Sekarang, kita coba rangkai antitesisnya. Odegaard adalah pemain. Semua pemain yang mencapai angka 63 dan 55 adalah pemain yang pas-pasan dalam mencetak gol dan asis. Sebagian pemain yang pas-pasan dalam mencetak gol dan asis adalah pemain yang terakhir menggiring bola di final third. Semua pemain yang terakhir menggiring bola di final third adalah pemain yang bagus. Odegaard adalah pemain yang bagus.

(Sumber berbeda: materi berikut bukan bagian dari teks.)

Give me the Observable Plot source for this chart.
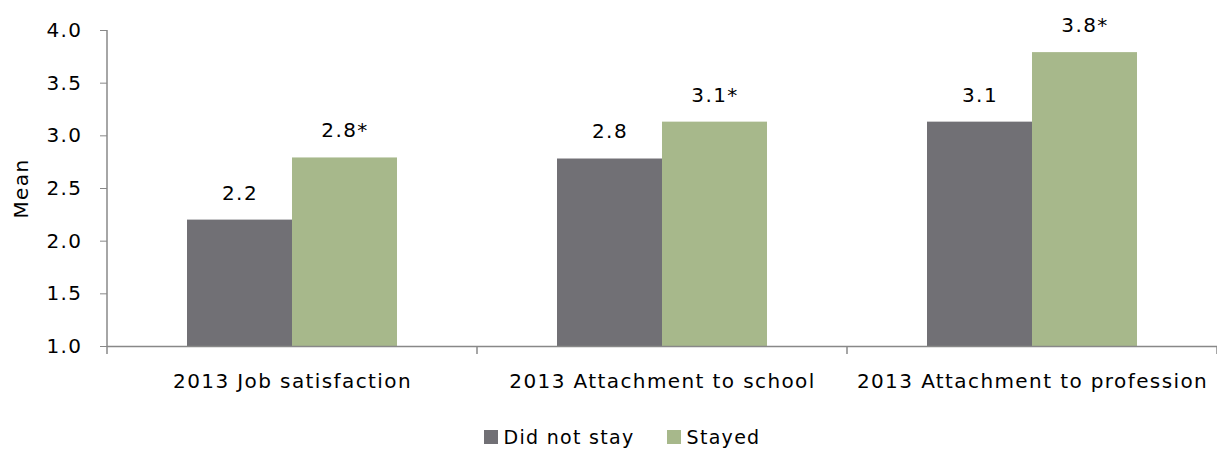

Kedua argumen ini saling bertabrakan dan menciptakan premis baru. Karena antitesis lebih kuat dari tesis (antitesis memiliki 5 tesis yang valid secara logika, sedangkan tesis hanya satu), antitesis menjaga kebertahanan mereka, dan argumen mulai berubah sifat mendekati “Odegaard adalah pemain yang bagus.” Anggap saja seperti bola padat yang tenggelam di dalam air di dalam baskom. Bola padat memiliki struktur atom lebih banyak dan rapat, sedangkan air memiliki struktur atom yang lebih sedikit dan renggang. Air tersebut akan buyar oleh bola padat, yang menembus kerenggangan air tersebut sampai ke dasar baskom. Bola padat menjaga sifatnya, dan air menjadi buyar.

Epilog: Takhayul

Contoh di atas merupakan contoh yang disederhanakan. Terdapat bukti-bukti lain yang dapat membentuk argumen bahwa Odegaard merupakan pemain yang baik atau buruk. Namun, hal ini tidak dapat mengalihkan kita dari implikasi besar yang diberikan oleh proses tersebut. Kita bisa melihat contoh sederhananya dalam transfer Ciro Alves menuju Persib. Ciro mencetak 20 gol dan 7 asis di Persikabo. Akan tetapi, Ciro lebih sering mencetak gol melawan tim lemah, mempunyai xG gol yang kecil, serta terkadang merusak struktur penyerangan Persikabo. Kita tidak bisa langsung menghubungkan gol dan asis pemain dengan kehebatan atau kejelekan pemain.

Jika seseorang langsung mengaitkan statistik dengan kejelekan atau kehebatan pemain, tanpa melalui proses logika dan dialektika yang diulang berkali-kali hingga jumlah tak hingga, kejelekan atau kehebatan pemain tersebut hampir sejajar kodratnya dengan takhayul, layaknya pawang hujan yang menyebabkan berhentinya hujan. Dan pada akhirnya, 76 tahun setelah kita merdeka, Indonesia masih terpengaruh oleh pikirannya yang terjajah, terutama di sepak bola.